Picasso seemed finally to accept the death of Casagemas when he painted La Vie (Life) in 1903. In the painting, he winds back the clock, giving the Casagemas story a happy ending instead of a tragic one. Picasso has given Casagemas a female figure leaning lovingly against him, and placed him in a family context. He points to the baby in the older woman's arms, and he steps forward as if into a new life. Some art historians see the upraised finger as a symbol of his regained virilty. La Vie was the end of the Blue Period - Picasso now seemed to put his melancholy state behind him and move on.

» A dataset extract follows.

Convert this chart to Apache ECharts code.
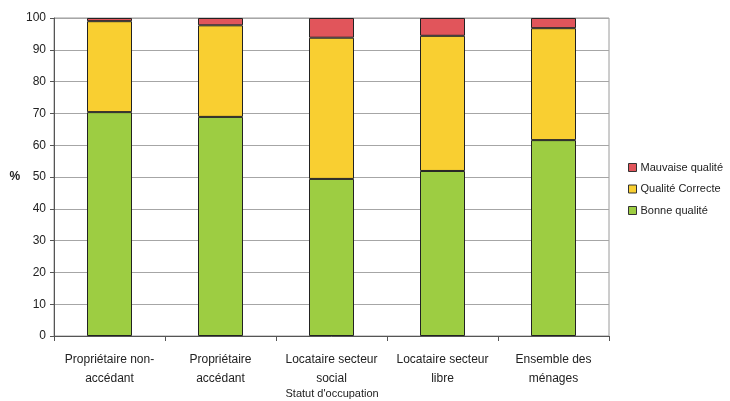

But the Casagemas trauma reared its head again in 1923, when Picasso's friend Ramon Pichot died, near the anniversary of Casagemas' death. This unhappy event opened old wounds, especially since Pichot's wife was the very Germaine for love of whom Casagemas committed suicide. Picasso was inspired to paint Three Dancers, a chilling depiction of this tragic love triangle, in the Surrealist style with which he was experimenting at the time. The crazed figure on the left in this macabre dance is Germaine, on the right is Pichot, and the ghostly central figure, with arms outstreched as on a crucifix, is the unhappy Casagemas. The painting is at the same time a savage commentary on the ballet, expressing Picasso's anger and pain over the acrimonious breakdown of his marriage to the dancer Olga Kokhlova.